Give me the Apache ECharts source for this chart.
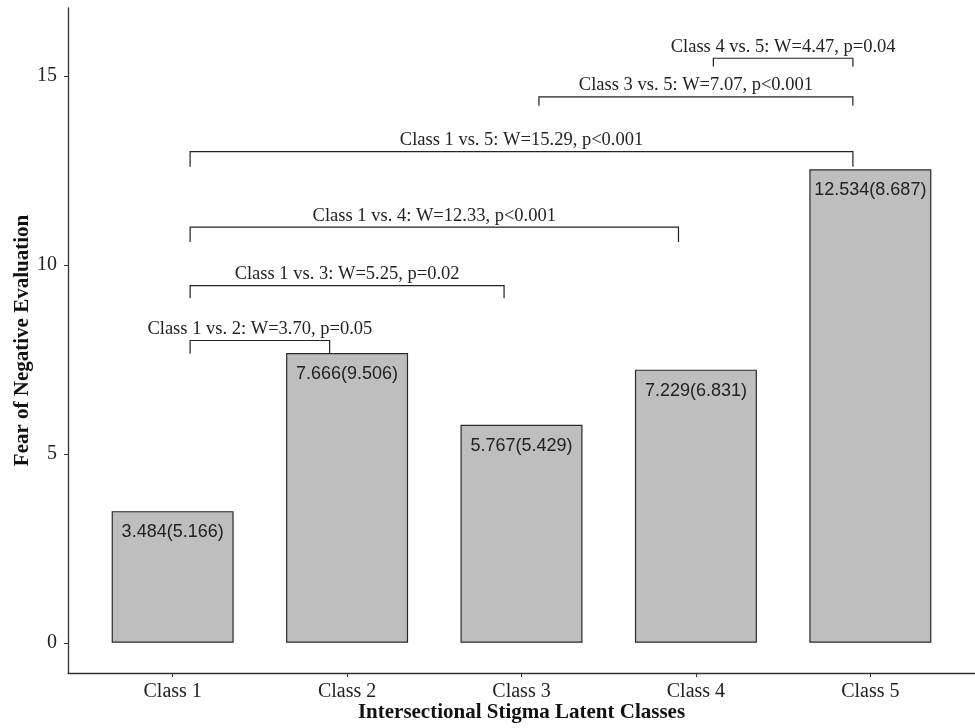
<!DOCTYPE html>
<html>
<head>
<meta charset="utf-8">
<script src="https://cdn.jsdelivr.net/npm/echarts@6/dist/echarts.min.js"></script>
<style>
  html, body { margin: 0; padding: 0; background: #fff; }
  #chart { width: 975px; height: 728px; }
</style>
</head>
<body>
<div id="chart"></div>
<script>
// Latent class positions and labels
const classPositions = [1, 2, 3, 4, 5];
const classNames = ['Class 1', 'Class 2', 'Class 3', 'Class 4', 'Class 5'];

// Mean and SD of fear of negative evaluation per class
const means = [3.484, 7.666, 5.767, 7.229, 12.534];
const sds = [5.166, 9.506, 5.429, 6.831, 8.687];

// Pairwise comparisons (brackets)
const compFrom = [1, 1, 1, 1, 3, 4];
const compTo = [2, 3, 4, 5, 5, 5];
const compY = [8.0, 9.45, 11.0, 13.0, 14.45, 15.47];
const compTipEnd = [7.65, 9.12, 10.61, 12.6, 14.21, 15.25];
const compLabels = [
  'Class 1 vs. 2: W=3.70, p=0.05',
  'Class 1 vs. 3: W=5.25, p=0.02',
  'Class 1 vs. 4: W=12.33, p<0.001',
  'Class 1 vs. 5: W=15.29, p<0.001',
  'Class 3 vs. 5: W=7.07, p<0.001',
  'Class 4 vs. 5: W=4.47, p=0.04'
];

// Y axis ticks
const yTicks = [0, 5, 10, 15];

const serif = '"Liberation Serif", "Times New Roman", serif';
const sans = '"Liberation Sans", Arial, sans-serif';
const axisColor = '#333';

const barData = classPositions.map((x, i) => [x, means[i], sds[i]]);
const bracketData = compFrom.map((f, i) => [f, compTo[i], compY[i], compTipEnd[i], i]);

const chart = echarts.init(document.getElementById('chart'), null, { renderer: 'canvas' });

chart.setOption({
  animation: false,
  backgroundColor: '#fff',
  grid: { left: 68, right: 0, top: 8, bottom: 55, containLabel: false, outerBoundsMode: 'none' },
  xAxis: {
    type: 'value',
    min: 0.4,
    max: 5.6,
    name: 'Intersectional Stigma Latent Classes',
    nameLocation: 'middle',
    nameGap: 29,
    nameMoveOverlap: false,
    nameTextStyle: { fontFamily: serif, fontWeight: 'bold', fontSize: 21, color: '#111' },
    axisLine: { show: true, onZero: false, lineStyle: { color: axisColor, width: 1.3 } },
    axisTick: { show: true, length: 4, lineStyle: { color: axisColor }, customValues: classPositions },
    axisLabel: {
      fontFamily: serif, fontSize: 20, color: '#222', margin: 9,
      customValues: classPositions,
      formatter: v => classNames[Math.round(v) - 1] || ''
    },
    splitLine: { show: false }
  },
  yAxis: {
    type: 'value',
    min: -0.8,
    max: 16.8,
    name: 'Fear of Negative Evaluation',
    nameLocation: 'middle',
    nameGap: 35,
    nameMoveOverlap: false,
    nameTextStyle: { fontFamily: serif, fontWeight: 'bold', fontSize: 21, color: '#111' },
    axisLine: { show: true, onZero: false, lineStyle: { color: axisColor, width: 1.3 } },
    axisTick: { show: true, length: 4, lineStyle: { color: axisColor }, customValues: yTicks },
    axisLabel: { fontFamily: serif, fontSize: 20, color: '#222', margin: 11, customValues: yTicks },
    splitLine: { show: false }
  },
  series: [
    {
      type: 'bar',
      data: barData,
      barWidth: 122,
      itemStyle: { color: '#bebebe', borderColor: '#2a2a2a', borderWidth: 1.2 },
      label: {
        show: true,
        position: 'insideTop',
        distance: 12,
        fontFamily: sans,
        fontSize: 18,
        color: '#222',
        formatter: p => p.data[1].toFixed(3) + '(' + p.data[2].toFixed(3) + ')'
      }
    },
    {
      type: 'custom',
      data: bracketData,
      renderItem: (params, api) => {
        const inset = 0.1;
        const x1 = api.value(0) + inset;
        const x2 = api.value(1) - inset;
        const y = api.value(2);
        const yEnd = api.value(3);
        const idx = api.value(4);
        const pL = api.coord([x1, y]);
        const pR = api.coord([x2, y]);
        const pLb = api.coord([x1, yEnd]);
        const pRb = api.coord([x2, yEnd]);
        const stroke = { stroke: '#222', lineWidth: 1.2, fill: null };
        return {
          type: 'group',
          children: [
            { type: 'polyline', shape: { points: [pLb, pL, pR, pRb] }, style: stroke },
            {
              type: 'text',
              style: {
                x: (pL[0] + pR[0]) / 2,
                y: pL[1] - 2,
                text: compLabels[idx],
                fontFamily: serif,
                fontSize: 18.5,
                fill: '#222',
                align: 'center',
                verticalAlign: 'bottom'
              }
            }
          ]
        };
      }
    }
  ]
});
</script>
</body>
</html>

*Instructions for the task*
Set down all the data again exactly as above, pictures excluded.

*Written reply*
Give me the Apache ECharts source for this chart.
<!DOCTYPE html>
<html>
<head>
<meta charset="utf-8">
<script src="https://cdn.jsdelivr.net/npm/echarts@6/dist/echarts.min.js"></script>
<style>
  html, body { margin: 0; padding: 0; background: #fff; }
  #chart { width: 975px; height: 728px; }
</style>
</head>
<body>
<div id="chart"></div>
<script>
// Latent class positions and labels
const classPositions = [1, 2, 3, 4, 5];
const classNames = ['Class 1', 'Class 2', 'Class 3', 'Class 4', 'Class 5'];

// Mean and SD of fear of negative evaluation per class
const means = [3.484, 7.666, 5.767, 7.229, 12.534];
const sds = [5.166, 9.506, 5.429, 6.831, 8.687];

// Pairwise comparisons (brackets)
const compFrom = [1, 1, 1, 1, 3, 4];
const compTo = [2, 3, 4, 5, 5, 5];
const compY = [8.0, 9.45, 11.0, 13.0, 14.45, 15.47];
const compTipEnd = [7.65, 9.12, 10.61, 12.6, 14.21, 15.25];
const compLabels = [
  'Class 1 vs. 2: W=3.70, p=0.05',
  'Class 1 vs. 3: W=5.25, p=0.02',
  'Class 1 vs. 4: W=12.33, p<0.001',
  'Class 1 vs. 5: W=15.29, p<0.001',
  'Class 3 vs. 5: W=7.07, p<0.001',
  'Class 4 vs. 5: W=4.47, p=0.04'
];

// Y axis ticks
const yTicks = [0, 5, 10, 15];

const serif = '"Liberation Serif", "Times New Roman", serif';
const sans = '"Liberation Sans", Arial, sans-serif';
const axisColor = '#333';

const barData = classPositions.map((x, i) => [x, means[i], sds[i]]);
const bracketData = compFrom.map((f, i) => [f, compTo[i], compY[i], compTipEnd[i], i]);

const chart = echarts.init(document.getElementById('chart'), null, { renderer: 'canvas' });

chart.setOption({
  animation: false,
  backgroundColor: '#fff',
  grid: { left: 68, right: 0, top: 8, bottom: 55, containLabel: false, outerBoundsMode: 'none' },
  xAxis: {
    type: 'value',
    min: 0.4,
    max: 5.6,
    name: 'Intersectional Stigma Latent Classes',
    nameLocation: 'middle',
    nameGap: 29,
    nameMoveOverlap: false,
    nameTextStyle: { fontFamily: serif, fontWeight: 'bold', fontSize: 21, color: '#111' },
    axisLine: { show: true, onZero: false, lineStyle: { color: axisColor, width: 1.3 } },
    axisTick: { show: true, length: 4, lineStyle: { color: axisColor }, customValues: classPositions },
    axisLabel: {
      fontFamily: serif, fontSize: 20, color: '#222', margin: 9,
      customValues: classPositions,
      formatter: v => classNames[Math.round(v) - 1] || ''
    },
    splitLine: { show: false }
  },
  yAxis: {
    type: 'value',
    min: -0.8,
    max: 16.8,
    name: 'Fear of Negative Evaluation',
    nameLocation: 'middle',
    nameGap: 35,
    nameMoveOverlap: false,
    nameTextStyle: { fontFamily: serif, fontWeight: 'bold', fontSize: 21, color: '#111' },
    axisLine: { show: true, onZero: false, lineStyle: { color: axisColor, width: 1.3 } },
    axisTick: { show: true, length: 4, lineStyle: { color: axisColor }, customValues: yTicks },
    axisLabel: { fontFamily: serif, fontSize: 20, color: '#222', margin: 11, customValues: yTicks },
    splitLine: { show: false }
  },
  series: [
    {
      type: 'bar',
      data: barData,
      barWidth: 122,
      itemStyle: { color: '#bebebe', borderColor: '#2a2a2a', borderWidth: 1.2 },
      label: {
        show: true,
        position: 'insideTop',
        distance: 12,
        fontFamily: sans,
        fontSize: 18,
        color: '#222',
        formatter: p => p.data[1].toFixed(3) + '(' + p.data[2].toFixed(3) + ')'
      }
    },
    {
      type: 'custom',
      data: bracketData,
      renderItem: (params, api) => {
        const inset = 0.1;
        const x1 = api.value(0) + inset;
        const x2 = api.value(1) - inset;
        const y = api.value(2);
        const yEnd = api.value(3);
        const idx = api.value(4);
        const pL = api.coord([x1, y]);
        const pR = api.coord([x2, y]);
        const pLb = api.coord([x1, yEnd]);
        const pRb = api.coord([x2, yEnd]);
        const stroke = { stroke: '#222', lineWidth: 1.2, fill: null };
        return {
          type: 'group',
          children: [
            { type: 'polyline', shape: { points: [pLb, pL, pR, pRb] }, style: stroke },
            {
              type: 'text',
              style: {
                x: (pL[0] + pR[0]) / 2,
                y: pL[1] - 2,
                text: compLabels[idx],
                fontFamily: serif,
                fontSize: 18.5,
                fill: '#222',
                align: 'center',
                verticalAlign: 'bottom'
              }
            }
          ]
        };
      }
    }
  ]
});
</script>
</body>
</html>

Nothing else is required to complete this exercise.